In 1995, Ham led the Baltimore team, now known as the Stallions, to first place in the South Division with a 15-3 record. He passed for 3,357 yards and ran for 610. The Stallions qualified for the Grey Cup game against the Calgary Stampeders. In the third quarter, Calgary had gone on an 11 play 75 yard touchdown drive to cut Baltimore’s lead to 24-20. Ham responded by engineering a 9 play 92 yard touchdown drive. On 2nd and 9 from Calgary’s 13 yard line, Ham looked like he was going to be sacked, but was able to escape and run for a touchdown. This touchdown put Baltimore up 31-20. The Stallions won 37-20 and became the only non-Canadian team to win the Grey Cup. Ham was named the Grey Cup MVP.

==== Montreal Alouettes ====
In 1996, with the demise of the US-based teams, the core of the Stallions franchise was transferred to Montreal where they became the third incarnation of the Alouettes. The team's offense was geared to the running attack, especially when Mike Pringle returned from the NFL midway through the season. Montreal finished second in the East Division, and lost the East Final to the eventual Grey Cup champion, Toronto Argonauts.

In 1997, Montreal once again finished second in the East Division, and once again lost the East Final to the eventual Grey Cup champion, Toronto Argonauts.

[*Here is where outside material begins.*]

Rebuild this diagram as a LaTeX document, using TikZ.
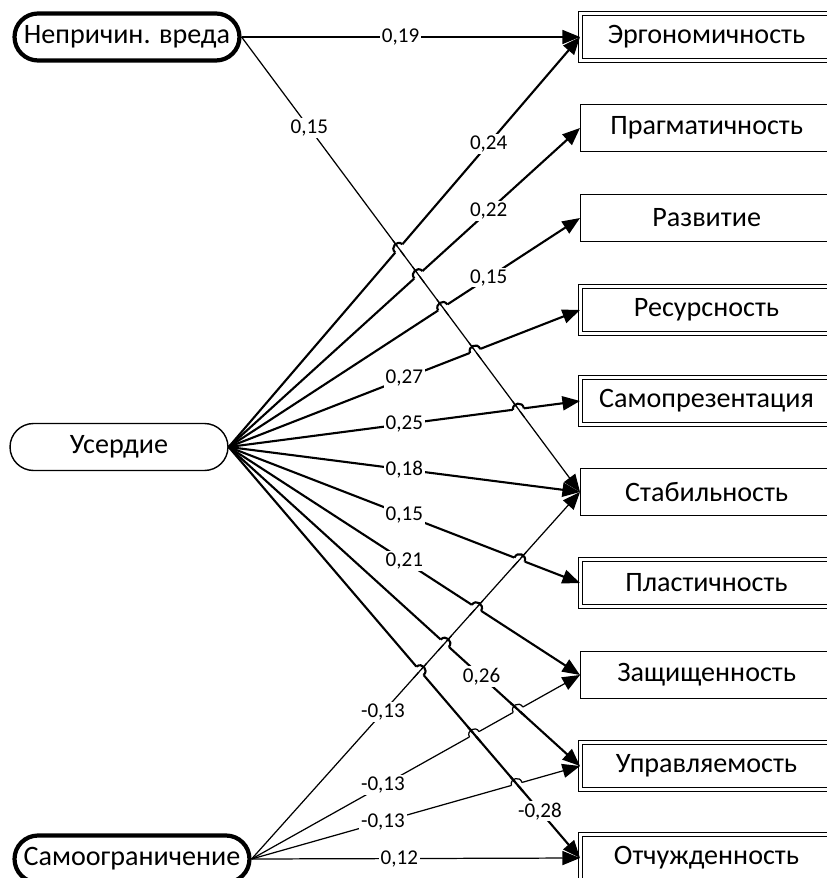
\documentclass[tikz,border=0pt]{standalone}
\usepackage{fontspec}
\setmainfont{Carlito}
\usetikzlibrary{positioning,shapes.misc,arrows.meta,calc}

% line jump: #1 width, #2--#3 jumping line, #4 width, #5--#6 crossed line
\newcommand\linehop[6]{%
  \coordinate (X) at (intersection of #2--#3 and #5--#6);
  \coordinate (A) at ($(X)!0.11cm!(#2)$);
  \coordinate (B) at ($(X)!0.11cm!(#3)$);
  \draw[white,line width=2.6pt] (A) -- (B);
  \draw[line width=#4] ($(X)!0.2cm!(#5)$) -- ($(X)!0.2cm!(#6)$);
  \draw[line width=#1] (A) .. controls ($(A)!1.333!90:(X)$) and ($(B)!1.333!-90:(X)$) .. (B);
}

\begin{document}
\begin{tikzpicture}[x=0.02cm,y=-0.02cm,
  factor/.style={rounded rectangle,draw,minimum height=0.94cm,inner sep=0pt,font=\fontsize{16}{19}\selectfont},
  mainfactor/.style={factor,line width=2.4pt},
  scale box/.style={rectangle,draw,line width=0.8pt,minimum width=5.04cm,minimum height=0.94cm,inner sep=0pt,anchor=west,font=\fontsize{16}{19}\selectfont},
  dbox/.style={scale box,double,double distance=1.3pt,line width=0.6pt},
  path/.style={-{Triangle[length=10pt,width=8pt]},line width=0.7pt},
  bold path/.style={path,line width=1.2pt},
  coef/.style={fill=white,inner sep=1pt,font=\fontsize{12}{14}\selectfont}]
\useasboundingbox (0,0) rectangle (827,878);

% factors
\node[mainfactor,minimum width=4.5cm] (harm) at (127,37) {Непричин. вреда};
\node[factor,line width=0.8pt,minimum width=4.36cm] (zeal) at (119,447) {Усердие};
\node[mainfactor,minimum width=4.7cm] (restr) at (132,859) {Самоограничение};

% scales
\node[dbox] (ergo) at (580,37) {Эргономичность};
\node[scale box] (prag) at (580,128) {Прагматичность};
\node[scale box] (devel) at (580,218) {Развитие};
\node[dbox] (resour) at (580,310) {Ресурсность};
\node[dbox] (selfpr) at (580,401) {Самопрезентация};
\node[scale box] (stab) at (580,492) {Стабильность};
\node[dbox] (plast) at (580,583) {Пластичность};
\node[scale box] (secur) at (580,675) {Защищенность};
\node[dbox] (manag) at (580,766) {Управляемость};
\node[dbox] (alien) at (580,858) {Отчужденность};

% paths
\draw[path] (harm.east) -- node[coef,pos=0.47] {0,19} (ergo.west);
\draw[path] (harm.east) -- node[coef,pos=0.2] {0,15} (stab.west);

\draw[bold path] (zeal.east) -- node[coef,pos=0.74] {0,24} (ergo.west);
\draw[bold path] (zeal.east) -- node[coef,pos=0.74] {0,22} (prag.west);
\draw[bold path] (zeal.east) -- node[coef,pos=0.74] {0,15} (devel.west);
\draw[bold path] (zeal.east) -- node[coef,pos=0.5] {0,27} (resour.west);
\draw[bold path] (zeal.east) -- node[coef,pos=0.5] {0,25} (selfpr.west);
\draw[bold path] (zeal.east) -- node[coef,pos=0.5] {0,18} (stab.west);
\draw[bold path] (zeal.east) -- node[coef,pos=0.5] {0,15} (plast.west);
\draw[bold path] (zeal.east) -- node[coef,pos=0.5] {0,21} (secur.west);
\draw[bold path] (zeal.east) -- node[coef,pos=0.72] {0,26} (manag.west);
\draw[bold path] (zeal.east) -- node[coef,pos=0.886] {-0,28} (alien.west);

\draw[path] (restr.east) -- node[coef,pos=0.4] {-0,13} (stab.west);
\draw[path] (restr.east) -- node[coef,pos=0.4] {-0,13} (secur.west);
\draw[path] (restr.east) -- node[coef,pos=0.4] {-0,13} (manag.west);
\draw[path] (restr.east) -- node[coef,pos=0.45] {0,12} (alien.west);

% jumps
\foreach \s in {ergo,prag,devel,resour,selfpr}
  {\linehop{1.2pt}{zeal.east}{\s.west}{0.7pt}{harm.east}{stab.west}}
\foreach \s in {plast,secur,manag,alien}
  {\linehop{1.2pt}{zeal.east}{\s.west}{0.7pt}{restr.east}{stab.west}}
\foreach \s in {manag,alien}
  {\linehop{0.7pt}{restr.east}{secur.west}{1.2pt}{zeal.east}{\s.west}}
\linehop{0.7pt}{restr.east}{manag.west}{1.2pt}{zeal.east}{alien.west}
\end{tikzpicture}
\end{document}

In 1998, Anthony Calvillo joined the Alouettes as the heir apparent to Ham at quarterback. Ham led the Alouettes in passing, and guided Montreal to second in the East Division once again. Montreal once again lost the East Final, this time the Hamilton Tiger-Cats.

In 1999, Calvillo led the Alouettes in passing. Montreal finished first in the East Division, and once again lost the East Final, this time at home against the Hamilton Tiger-Cats, who would go on to win the Grey Cup.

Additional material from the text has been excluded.